The township of Mt Nicholas along with two thirds of Cornwall is lost
forever. The majority of houses along with the churches, schools, tennis
courts, shops, butcher, baker, post office and the old original coal mines
are only a heap of rock or broken concrete and those who hold on to the
memories are fewer each year.
But Cornwall is holding on with forty houses, all of which date back to
a time quite different when people knew no other life but to work hard,
be devoted to their families and contribute to their community in a sharing
loving way. Where a shake of the hand, or a man's word, was law and children
jumped to their father's commands. People lived, worked, loved, fought
and played without the dreaded word "public liability". Sunday
was when everyone found their best clothes, went to church, sat around
the family table to a roast dinner and shared a fellowship that was as
genuine as the coal smoke that hung over the town.

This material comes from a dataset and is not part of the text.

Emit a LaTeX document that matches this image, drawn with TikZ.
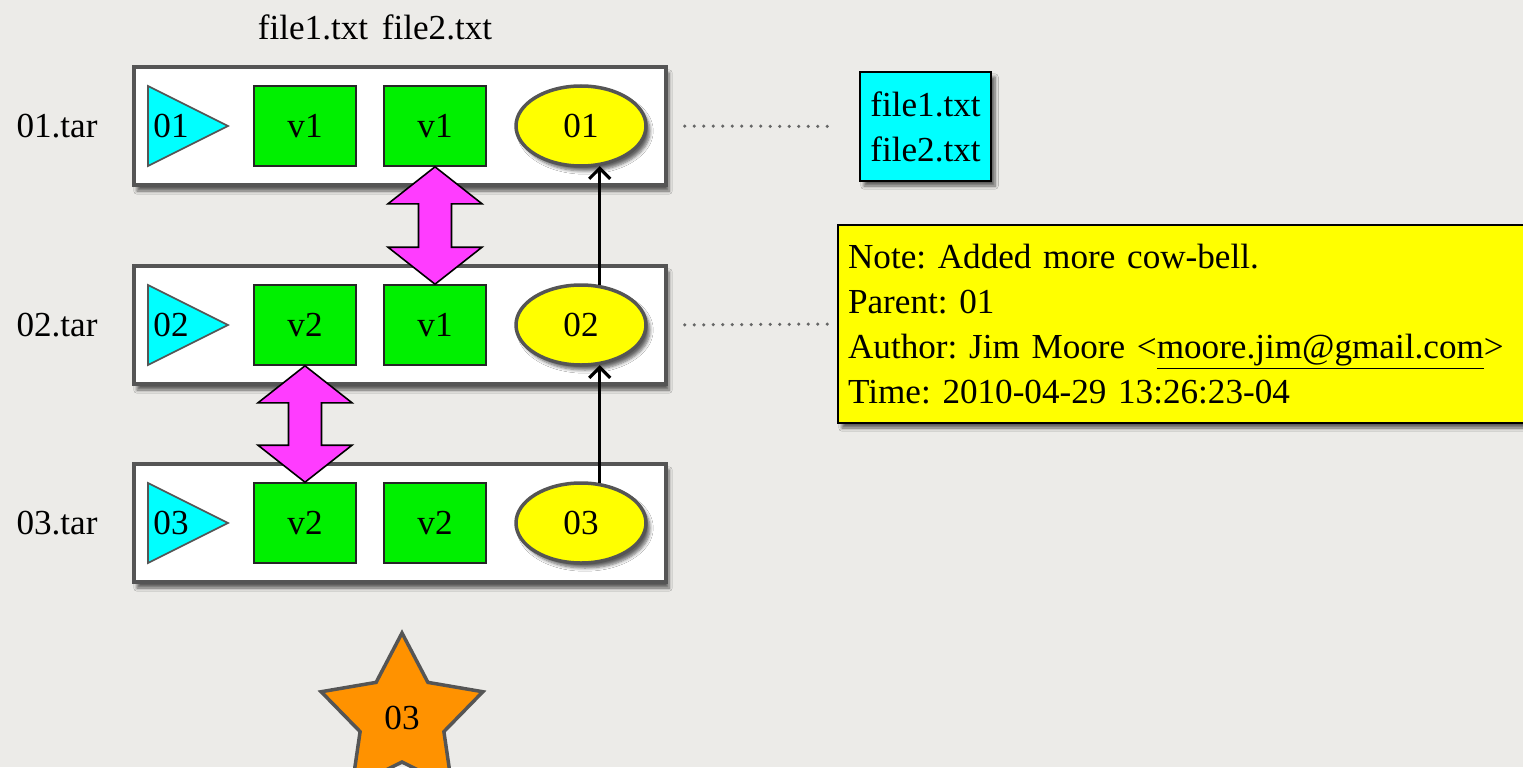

Let us all hold on to what is left of Cornwall because the walls of the
remaining houses are full of memories and stories that should be sought
out, told and preserved because the heritage of the Tasmanian Coal Industry
and, indeed, the town of Cornwall, both of which has played a significant
role in Tasmanian history, will end up lost in a pile of rocks and broken
concrete like the homes, shops and churches, so loving built by our forefathers,
or pushed into a heap and burnt like the pine trees that once stood so
proud in recognition of our war-time heroes.